4. Other troubleshooting steps we did:-

<> Checked the MDAC Version, no mismatches.

<> Shared the setup folder and gave it full access to all, started the installation still it's failing with the same error message in the log files.

<> Confirmed that the account through which we are logged in is Admin on both the Nodes.

<> Checked for any special characters in Resource Names.

<> Checked for duplicate recourse names for SQL and Cluster Resources. They are all different.

<> Checked the Network Priority in the Cluster Admin (Private and then Public). That looked good to.

<> We stopped all the non essential Services from both the Nodes and re-booted the Box. Doing this resulted in Cluster Services not coming up STLMOMNODE02 as Network Connection Service was still in start mode. We rebooted the Box but still nothing positive. Network Connection Services is still not coming up.

5. So after stopping the maximum number of non-essential services we tried the installation again from STLMOMNODE01 but it again failed with the exact same error message in the Logs.

6. At this point we decided to un-install SQL in all respects both from STLMOMNODE01 and STLMOMNODE02. We did that removed any of the left over traces from Registry.

7. Got Rid of the earlier Resource Name and created a new group, moved the disk resources to this new Group, failed over the group to STLMOMNODE02.

8. Now we ran the SQL Setup from STLMOMNODE02 (the bad Node ) and one strange thing that we found was that on STLMOMNODE02 during the setup it was asking about the CD Key for the SQL Installation. This was really strange as generally on Cluster, SQL does not ask for the CD Key. If you give in the CD Key its use to give us the error message as "Unable to validate product key ".

9. Found a case https://support.microsoft.com/default.aspx?scid=kb;en-us;555496 and went ahead and created the Key at HKEY_LOCAL_MACHINE\SYSTEM\CurrentControlSet\Control\Session Manager]
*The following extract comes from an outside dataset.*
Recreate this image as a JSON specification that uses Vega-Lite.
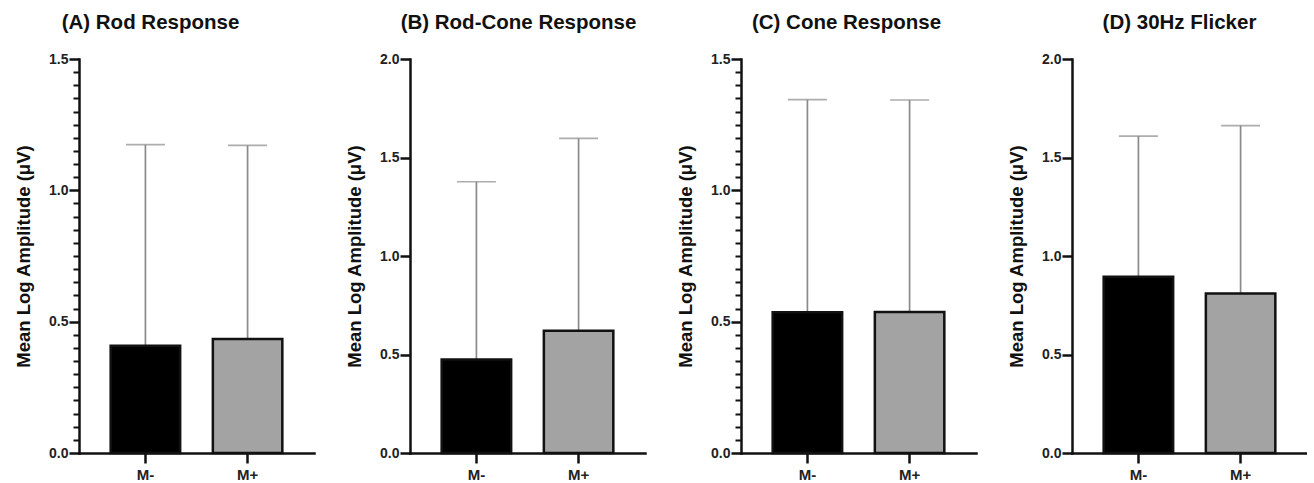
{
  "$schema": "https://vega.github.io/schema/vega-lite/v6.json",
  "background": "white",
  "padding": {"left": 14, "top": 12, "right": 0, "bottom": 0},
  "spacing": 31,
  "config": {
    "font": "Liberation Sans",
    "view": {"stroke": null},
    "title": {"font": "Liberation Sans", "fontSize": 20.5, "fontWeight": "bold", "color": "#111", "anchor": "middle", "frame": "group", "offset": 19},
    "axis": {"grid": false, "domainColor": "#111", "domainWidth": 2.5, "domainCap": "square", "tickColor": "#111", "tickWidth": 2.5, "tickSize": 10, "labelFont": "Liberation Sans", "labelFontWeight": "bold", "labelFontSize": 14, "labelColor": "#222", "labelOverlap": false, "titleFont": "Liberation Sans", "titleFontWeight": "bold", "titleFontSize": 18.5, "titleColor": "#111", "titlePadding": 15},
    "axisX": {"labelFontSize": 15, "labelPadding": 4}
  },
  "data": {"values": [
    {"panel": "A", "group": "M-", "mean": 0.408, "upper": 1.174},
    {"panel": "A", "group": "M+", "mean": 0.434, "upper": 1.171},
    {"panel": "B", "group": "M-", "mean": 0.474, "upper": 1.377},
    {"panel": "B", "group": "M+", "mean": 0.621, "upper": 1.597},
    {"panel": "C", "group": "M-", "mean": 0.536, "upper": 1.345},
    {"panel": "C", "group": "M+", "mean": 0.537, "upper": 1.344},
    {"panel": "D", "group": "M-", "mean": 0.895, "upper": 1.609},
    {"panel": "D", "group": "M+", "mean": 0.810, "upper": 1.662}
  ]},
  "hconcat": [
    {
      "title": {"text": "(A) Rod Response", "dx": -46},
      "width": 235, "height": 394,
      "transform": [{"filter": "datum.panel === 'A'"}],
      "encoding": {
        "x": {"field": "group", "type": "nominal", "sort": ["M-", "M+"], "scale": {"paddingInner": 0.32, "paddingOuter": 0.31}, "axis": {"title": null, "labelAngle": 0}}
      },
      "layer": [
        {"mark": {"type": "rule", "color": "#8a8a8a", "strokeWidth": 1.7},
         "encoding": {"y": {"field": "mean", "type": "quantitative", "scale": {"domain": [0, 1.5], "nice": false}, "axis": {"values": [0,0.05,0.1,0.15,0.2,0.25,0.3,0.35,0.4,0.45,0.5,0.55,0.6,0.65,0.7,0.75,0.8,0.85,0.9,0.95,1,1.05,1.1,1.15,1.2,1.25,1.3,1.35,1.4,1.45,1.5], "tickCount": 100, "labelExpr": "abs(datum.value*2 - round(datum.value*2)) < 0.001 ? format(datum.value, '.1f') : ''", "tickSize": {"condition": {"test": "abs(datum.value*2 - round(datum.value*2)) < 0.001", "value": 10}, "value": 6}, "tickWidth": {"condition": {"test": "abs(datum.value*2 - round(datum.value*2)) < 0.001", "value": 2.5}, "value": 2}, "labelPadding": 1, "title": "Mean Log Amplitude (μV)"}}, "y2": {"field": "upper"}}},
        {"mark": {"type": "tick", "color": "#8a8a8a", "thickness": 1.7, "size": 39, "orient": "horizontal"},
         "encoding": {"y": {"field": "upper", "type": "quantitative"}}},
        {"mark": {"type": "bar", "stroke": "#111", "strokeWidth": 2.5},
         "encoding": {"y": {"field": "mean", "type": "quantitative"},
           "fill": {"field": "group", "type": "nominal", "scale": {"domain": ["M-", "M+"], "range": ["#000000", "#a3a3a3"]}, "legend": null}}}
      ]
    },
    {
      "title": {"text": "(B) Rod-Cone Response", "dx": -9},
      "width": 235, "height": 394,
      "transform": [{"filter": "datum.panel === 'B'"}],
      "encoding": {
        "x": {"field": "group", "type": "nominal", "sort": ["M-", "M+"], "scale": {"paddingInner": 0.32, "paddingOuter": 0.31}, "axis": {"title": null, "labelAngle": 0}}
      },
      "layer": [
        {"mark": {"type": "rule", "color": "#8a8a8a", "strokeWidth": 1.7},
         "encoding": {"y": {"field": "mean", "type": "quantitative", "scale": {"domain": [0, 2], "nice": false}, "axis": {"values": [0, 0.5, 1, 1.5, 2], "format": ".1f", "labelPadding": 1, "title": "Mean Log Amplitude (μV)"}}, "y2": {"field": "upper"}}},
        {"mark": {"type": "tick", "color": "#8a8a8a", "thickness": 1.7, "size": 39, "orient": "horizontal"},
         "encoding": {"y": {"field": "upper", "type": "quantitative"}}},
        {"mark": {"type": "bar", "stroke": "#111", "strokeWidth": 2.5},
         "encoding": {"y": {"field": "mean", "type": "quantitative"},
           "fill": {"field": "group", "type": "nominal", "scale": {"domain": ["M-", "M+"], "range": ["#000000", "#a3a3a3"]}, "legend": null}}}
      ]
    },
    {
      "title": {"text": "(C) Cone Response", "dx": -12},
      "width": 235, "height": 394,
      "transform": [{"filter": "datum.panel === 'C'"}],
      "encoding": {
        "x": {"field": "group", "type": "nominal", "sort": ["M-", "M+"], "scale": {"paddingInner": 0.32, "paddingOuter": 0.31}, "axis": {"title": null, "labelAngle": 0}}
      },
      "layer": [
        {"mark": {"type": "rule", "color": "#8a8a8a", "strokeWidth": 1.7},
         "encoding": {"y": {"field": "mean", "type": "quantitative", "scale": {"domain": [0, 1.5], "nice": false}, "axis": {"values": [0,0.05,0.1,0.15,0.2,0.25,0.3,0.35,0.4,0.45,0.5,0.55,0.6,0.65,0.7,0.75,0.8,0.85,0.9,0.95,1,1.05,1.1,1.15,1.2,1.25,1.3,1.35,1.4,1.45,1.5], "tickCount": 100, "labelExpr": "abs(datum.value*2 - round(datum.value*2)) < 0.001 ? format(datum.value, '.1f') : ''", "tickSize": {"condition": {"test": "abs(datum.value*2 - round(datum.value*2)) < 0.001", "value": 10}, "value": 6}, "tickWidth": {"condition": {"test": "abs(datum.value*2 - round(datum.value*2)) < 0.001", "value": 2.5}, "value": 2}, "labelPadding": 1, "title": "Mean Log Amplitude (μV)"}}, "y2": {"field": "upper"}}},
        {"mark": {"type": "tick", "color": "#8a8a8a", "thickness": 1.7, "size": 39, "orient": "horizontal"},
         "encoding": {"y": {"field": "upper", "type": "quantitative"}}},
        {"mark": {"type": "bar", "stroke": "#111", "strokeWidth": 2.5},
         "encoding": {"y": {"field": "mean", "type": "quantitative"},
           "fill": {"field": "group", "type": "nominal", "scale": {"domain": ["M-", "M+"], "range": ["#000000", "#a3a3a3"]}, "legend": null}}}
      ]
    },
    {
      "title": {"text": "(D) 30Hz Flicker", "dx": -10},
      "width": 235, "height": 394,
      "transform": [{"filter": "datum.panel === 'D'"}],
      "encoding": {
        "x": {"field": "group", "type": "nominal", "sort": ["M-", "M+"], "scale": {"paddingInner": 0.32, "paddingOuter": 0.31}, "axis": {"title": null, "labelAngle": 0}}
      },
      "layer": [
        {"mark": {"type": "rule", "color": "#8a8a8a", "strokeWidth": 1.7},
         "encoding": {"y": {"field": "mean", "type": "quantitative", "scale": {"domain": [0, 2], "nice": false}, "axis": {"values": [0, 0.5, 1, 1.5, 2], "format": ".1f", "labelPadding": 1, "title": "Mean Log Amplitude (μV)"}}, "y2": {"field": "upper"}}},
        {"mark": {"type": "tick", "color": "#8a8a8a", "thickness": 1.7, "size": 39, "orient": "horizontal"},
         "encoding": {"y": {"field": "upper", "type": "quantitative"}}},
        {"mark": {"type": "bar", "stroke": "#111", "strokeWidth": 2.5},
         "encoding": {"y": {"field": "mean", "type": "quantitative"},
           "fill": {"field": "group", "type": "nominal", "scale": {"domain": ["M-", "M+"], "range": ["#000000", "#a3a3a3"]}, "legend": null}}}
      ]
    }
  ]
}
"SafeDllSearchMode"=dword:00000000--->(New added key).

Doing this we were able to get past the issue with CD Key.

10. So the CD key was the culprit in our case. While we were installing from STLMOMNODE01 SQL was getting installed on STLMOMNODE02 as a silent Installation and was just erroring out at the point were it was checking the CD Key.

15:56:18 [DlgCDKey]

15:56:18 End Action DialogShowSdCDKey

15:56:18 End Action ShowDialogs

15:56:18 Action CleanUpInstall:

15:56:18 StatsGenerate returned: 2

15:56:18 StatsGenerate (0x0,0x20,0xf00000,0x100,1033,0,0x0,0x2000000a,0,0,0

15:56:18 StatsGenerate -1,SRVMOM)

15:56:18 Installation Failed.

11. After adding the "SafeDllSearchMode"=dword:00000000 we were able to run the setup fine in all respects. We pulled the other Node also into the Cluster.

12. Installed another Named Instance on the Cluster. Went fine

13. Installed SP3 for the Default Instance it also went through.